▶ [Job]
Retype the whole listing verbatim and keep the pictures out of it.

▶ [Stored data]
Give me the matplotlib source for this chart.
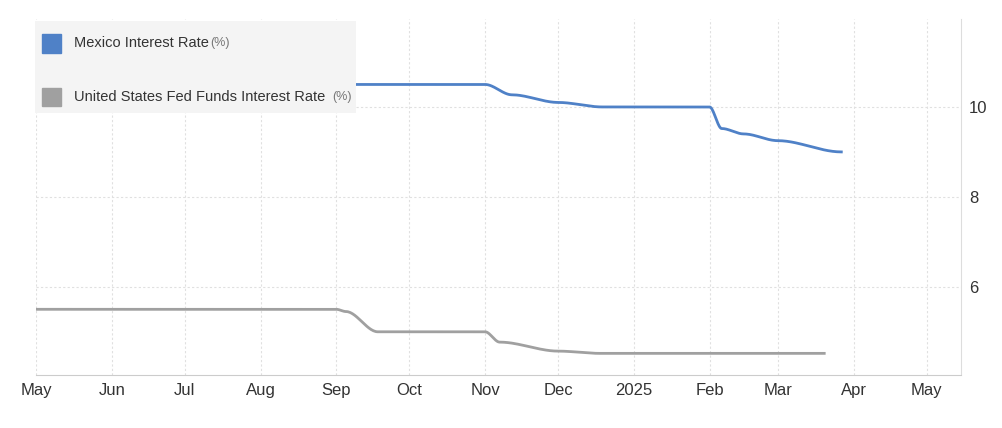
import matplotlib
matplotlib.use("Agg")
import matplotlib.pyplot as plt
import matplotlib.dates as mdates
import numpy as np
import pandas as pd

plt.rcParams["font.family"] = "Liberation Sans"

mx_dates = ["2024-05-01","2024-06-27","2024-08-08","2024-09-01","2024-11-01","2024-11-12",
            "2024-12-01","2024-12-19","2025-02-01","2025-02-06","2025-02-15","2025-03-01","2025-03-27"]
mx_vals = [11.0,11.0,10.75,10.5,10.5,10.27,10.1,10.0,10.0,9.52,9.4,9.25,9.0]
us_dates = ["2024-05-01","2024-09-01","2024-09-05","2024-09-18","2024-11-01","2024-11-07",
            "2024-12-01","2024-12-18","2025-03-20"]
us_vals = [5.5,5.5,5.45,5.0,5.0,4.77,4.57,4.52,4.52]
yticks = [6,8,10]
xtick_dates = ["2024-05-01","2024-06-01","2024-07-01","2024-08-01","2024-09-01","2024-10-01",
               "2024-11-01","2024-12-01","2025-01-01","2025-02-01","2025-03-01","2025-04-01","2025-05-01"]
xtick_labels = ["May","Jun","Jul","Aug","Sep","Oct","Nov","Dec","2025","Feb","Mar","Apr","May"]

def smooth(dates, vals):
    t = pd.to_datetime(dates)
    x = mdates.date2num(t)
    xs, ys = [], []
    for i in range(len(x)-1):
        s = np.linspace(0, 1, 30)
        h = s*s*(3-2*s)
        xs.extend(x[i] + (x[i+1]-x[i])*s)
        ys.extend(vals[i] + (vals[i+1]-vals[i])*h)
    return np.array(xs), np.array(ys)

fig = plt.figure(figsize=(10.03, 4.28), dpi=100)
ax = fig.add_axes([0.036, 0.125, 0.922, 0.83])
x1, y1 = smooth(mx_dates, mx_vals)
x2, y2 = smooth(us_dates, us_vals)
ax.plot(x1, y1, color="#4f81c7", lw=2)
ax.plot(x2, y2, color="#a0a0a0", lw=2)
ax.set_xlim(mdates.date2num(pd.Timestamp("2024-05-01")), mdates.date2num(pd.Timestamp("2025-05-15")))
ax.set_ylim(4.05, 11.95)
ax.set_xticks(mdates.date2num(pd.to_datetime(xtick_dates)))
ax.set_xticklabels(xtick_labels, fontsize=12, color="#333333")
ax.set_yticks(yticks)
ax.set_yticklabels([str(v) for v in yticks], fontsize=12, color="#333333")
ax.yaxis.tick_right()
ax.tick_params(length=0, pad=6)
ax.grid(True, color="#e0e0e0", ls=(0, (2, 2)), lw=0.8)
for s in ["top", "left"]:
    ax.spines[s].set_visible(False)
ax.spines["bottom"].set_color("#cccccc")
ax.spines["right"].set_color("#dddddd")

lax = fig.add_axes([0.035, 0.735, 0.32, 0.215])
lax.set_xlim(0, 1); lax.set_ylim(0, 1)
lax.axis("off")
lax.add_patch(plt.Rectangle((0, 0), 1, 1, color="#f4f4f4", transform=lax.transAxes))
lax.add_patch(plt.Rectangle((0.02, 0.66), 0.06, 0.2, color="#4f81c7"))
lax.add_patch(plt.Rectangle((0.02, 0.08), 0.06, 0.2, color="#a0a0a0"))
lax.text(0.12, 0.76, "Mexico Interest Rate", fontsize=10.5, va="center", color="#333333")
lax.text(0.545, 0.76, "(%)", fontsize=9, va="center", color="#777777")
lax.text(0.12, 0.18, "United States Fed Funds Interest Rate", fontsize=10.5, va="center", color="#333333")
lax.text(0.925, 0.18, "(%)", fontsize=9, va="center", color="#777777")

fig.savefig("out.png", dpi=100)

▶ [Written response]
Give me the matplotlib source for this chart.
import matplotlib
matplotlib.use("Agg")
import matplotlib.pyplot as plt
import matplotlib.dates as mdates
import numpy as np
import pandas as pd

plt.rcParams["font.family"] = "Liberation Sans"

mx_dates = ["2024-05-01","2024-06-27","2024-08-08","2024-09-01","2024-11-01","2024-11-12",
            "2024-12-01","2024-12-19","2025-02-01","2025-02-06","2025-02-15","2025-03-01","2025-03-27"]
mx_vals = [11.0,11.0,10.75,10.5,10.5,10.27,10.1,10.0,10.0,9.52,9.4,9.25,9.0]
us_dates = ["2024-05-01","2024-09-01","2024-09-05","2024-09-18","2024-11-01","2024-11-07",
            "2024-12-01","2024-12-18","2025-03-20"]
us_vals = [5.5,5.5,5.45,5.0,5.0,4.77,4.57,4.52,4.52]
yticks = [6,8,10]
xtick_dates = ["2024-05-01","2024-06-01","2024-07-01","2024-08-01","2024-09-01","2024-10-01",
               "2024-11-01","2024-12-01","2025-01-01","2025-02-01","2025-03-01","2025-04-01","2025-05-01"]
xtick_labels = ["May","Jun","Jul","Aug","Sep","Oct","Nov","Dec","2025","Feb","Mar","Apr","May"]

def smooth(dates, vals):
    t = pd.to_datetime(dates)
    x = mdates.date2num(t)
    xs, ys = [], []
    for i in range(len(x)-1):
        s = np.linspace(0, 1, 30)
        h = s*s*(3-2*s)
        xs.extend(x[i] + (x[i+1]-x[i])*s)
        ys.extend(vals[i] + (vals[i+1]-vals[i])*h)
    return np.array(xs), np.array(ys)

fig = plt.figure(figsize=(10.03, 4.28), dpi=100)
ax = fig.add_axes([0.036, 0.125, 0.922, 0.83])
x1, y1 = smooth(mx_dates, mx_vals)
x2, y2 = smooth(us_dates, us_vals)
ax.plot(x1, y1, color="#4f81c7", lw=2)
ax.plot(x2, y2, color="#a0a0a0", lw=2)
ax.set_xlim(mdates.date2num(pd.Timestamp("2024-05-01")), mdates.date2num(pd.Timestamp("2025-05-15")))
ax.set_ylim(4.05, 11.95)
ax.set_xticks(mdates.date2num(pd.to_datetime(xtick_dates)))
ax.set_xticklabels(xtick_labels, fontsize=12, color="#333333")
ax.set_yticks(yticks)
ax.set_yticklabels([str(v) for v in yticks], fontsize=12, color="#333333")
ax.yaxis.tick_right()
ax.tick_params(length=0, pad=6)
ax.grid(True, color="#e0e0e0", ls=(0, (2, 2)), lw=0.8)
for s in ["top", "left"]:
    ax.spines[s].set_visible(False)
ax.spines["bottom"].set_color("#cccccc")
ax.spines["right"].set_color("#dddddd")

lax = fig.add_axes([0.035, 0.735, 0.32, 0.215])
lax.set_xlim(0, 1); lax.set_ylim(0, 1)
lax.axis("off")
lax.add_patch(plt.Rectangle((0, 0), 1, 1, color="#f4f4f4", transform=lax.transAxes))
lax.add_patch(plt.Rectangle((0.02, 0.66), 0.06, 0.2, color="#4f81c7"))
lax.add_patch(plt.Rectangle((0.02, 0.08), 0.06, 0.2, color="#a0a0a0"))
lax.text(0.12, 0.76, "Mexico Interest Rate", fontsize=10.5, va="center", color="#333333")
lax.text(0.545, 0.76, "(%)", fontsize=9, va="center", color="#777777")
lax.text(0.12, 0.18, "United States Fed Funds Interest Rate", fontsize=10.5, va="center", color="#333333")
lax.text(0.925, 0.18, "(%)", fontsize=9, va="center", color="#777777")

fig.savefig("out.png", dpi=100)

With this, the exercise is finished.